The COVISION project, led by Assistant Professor Dr Suja Somanadhan of UCD School of Nursing, Midwifery and Health Systems, aims to learn lessons from how children across the globe responded creatively to the pandemic and to use this as a basis for helping other children cope with the pandemic and its aftermath. The research is funded by the Health Research Board and the Irish Research Council and brings together a team of academics from Ireland, Australia, New Zealand, Taiwan, Brazil, Canada, Scotland and the US.

SOPHIA Stratification of Obese Phenotypes to Optimize Future Obesity Therapy will focus on enabling healthcare professionals to identify which patients will develop complications and will respond best to treatment


Obesity affects around 640 million people worldwide and health complications are common. Clinicians find it difficult to predict which patients are most at risk of developing complications. Professor Carel le Roux of UCD School of Medicine is the coordinator of a €16m international research consortium looking into the problem. SOPHIA (Stratification of Obese Phenotypes to Optimize Future Obesity Therapy) will focus on enabling healthcare professionals to identify which patients will develop complications and will respond best to treatment. The project is also examining the stigmatisation of obesity and how to change the way it is characterised in the media and society.
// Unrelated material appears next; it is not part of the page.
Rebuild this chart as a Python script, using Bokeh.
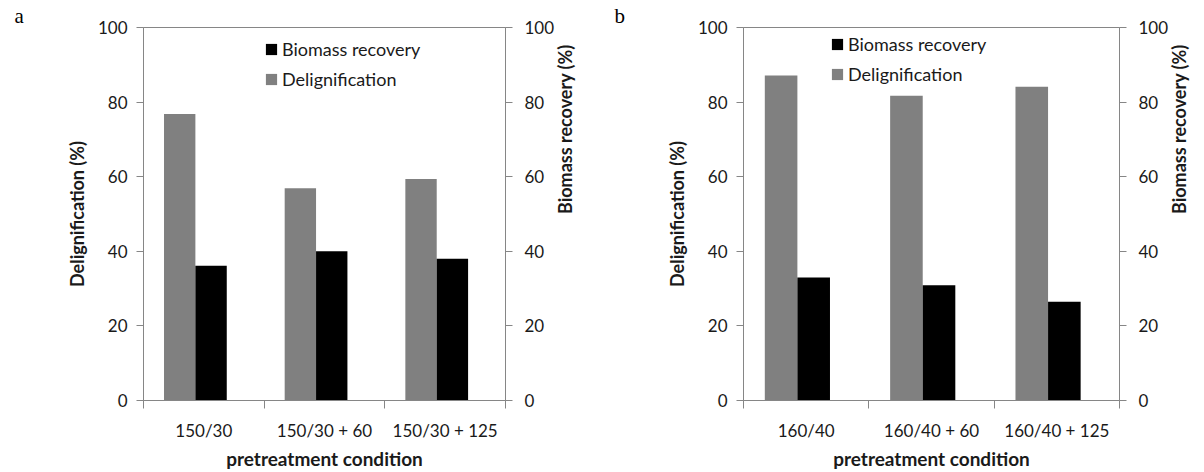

Keeping older people well and at home for as long as possible is a key aim of the Government’s National Positive Ageing Strategy. Inter-agency and interprofessional teams are fundamental to the implementation of the Sláintecare programme. This will require a shift in cultures of care. The Eclectic project, led by Dr Deirdre O’Donnell, Assistant Professor of Health Systems at UCD, with the National Integrated Care Programme for Older People, will provide guidance on how inter-professional working can be achieved.


Professor Helen Roche, director of the Conway Institute, is leading a five-year project on diet, immune training and metabolism, which has received funding of €1.3m from SFI, in collaboration with Trinity College Dublin.

Professor Roche’s area of research is nutrigenomics, which studies interactions between food and health from the genetic and mechanistic perspective. Diet and innate immune training are highly topical. During the pandemic, a clear link emerged between obesity and poor outcomes.

“As COVID-19 continued to spread, severe disease and mortality were observed in obese patients, but the relationship with diet goes beyond the adverse effects of obesity,” Professor Roche says. “Our work looks at how obesity and obesity-associated factors, such as dietary fats, suppress the innate immune response. On the other hand, we can also use nutrition to boost the immune response. The whole area of immuno-nutrition or ‘immune fitness’ is crucial in determining how someone responds to infection.”


Improving maternal and child health during pregnancy is the objective of the PEARS project led by Professor Fionnuala McAuliffe of UCD School of Medicine and the Perinatal Research Centre. PEARS – pregnancy, exercise and nutrition – supported by a specifically designed smartphone app called Hollestic (from Holles Street, the National Maternity Hospital, where the app was developed) helps women make good diet and lifestyle choices while pregnant.


Impact Diabetes B2B is a €4m EU-funded project on weight management during and after pregnancy. Dr Sharleen O’Reilly, who is based at UCD School of Agriculture and Food Science, will lead the combined input from UCD School of Medicine, UCD Institute of Food and Health and UCD Perinatal Research Centre. Central to the project is Bump2Baby&Me, an app that helps mums manage their own health and encourages them to eat well and be active.